I tried using Exposé and drag-and-drop to add new URLs to various working areas (it would be great to just throw a URL into the workspace of a given project). But all new dropped files end up in a heap in the center of the screen, and invariably, underneath other application windows. File organization remains a two-step process of create, then organize, just as it is with the Finder. Again, watch what I mean in this video.

And don’t click on the exposed Bumptop desktop to activate the Finder; clicks on the Bumptop desktop are ignored by the Finder. If you want to switch to the Finder to hide all other windows, you have to use Command-Tab.

To Boldly Go — Final verdict: I’m a bit surprised this is Bumptop 1.0. It behaves much more like a beta, and if anyone can make this software useful (as opposed to a rather cool demo of future technology), I’d be interested in hearing about it in the comments.

The real shame is that Agarawala is correct when he says in the TED video that we’ve been using the same crappy desktop metaphor for nearly 30 years. Files, folders, trash cans, and desktops were unleashed on the general public with the Apple Lisa in 1983, when hard drives held 10 MB, and organizing files manually was a crucial computing skill. Bumptop is an excellent idea for a new way of doing things.

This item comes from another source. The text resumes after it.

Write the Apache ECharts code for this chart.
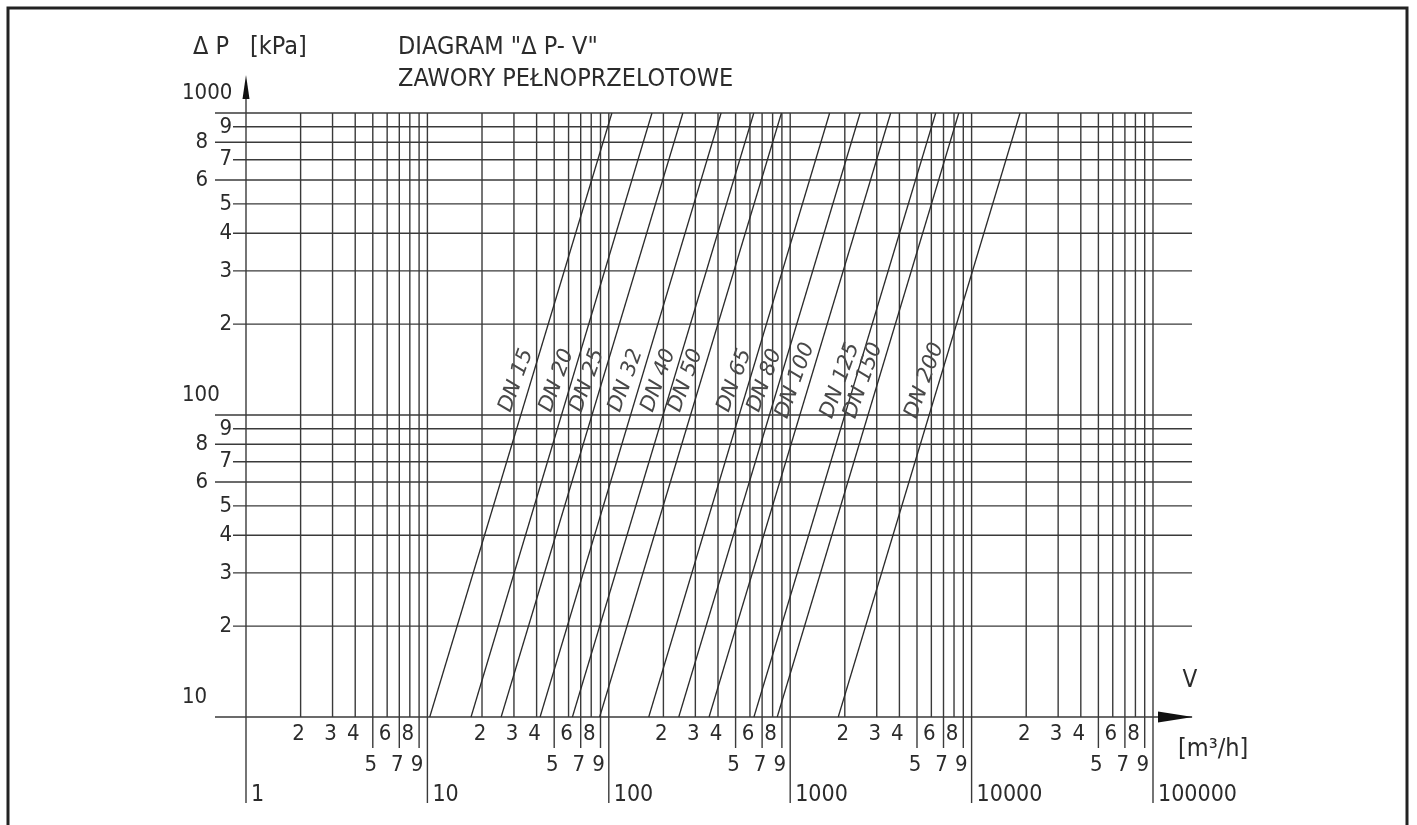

Compare it to the other dominant (and far simpler) Apple metaphor: on the iPad and iPhone there are no files and folders. But you also can’t multitask or layer windows atop each other, even though that could be quite useful on an iPad. iPhone OS devices are too simple to accomplish many tasks we perform on computers, but that doesn’t mean that files, folders, and desktops are the best, or only, possible way of giving us the necessary flexibility.

Spaces and the Desktop are two rare examples of Apple’s interface falling short of obvious alternatives. It would be in keeping with Apple to introduce something insanely great, and perhaps radically different, in the next Big Cat. Bumptop suggests one such idea, and with any luck, a future version of Bumptop for Mac will provide an implementation which follows through on its promise.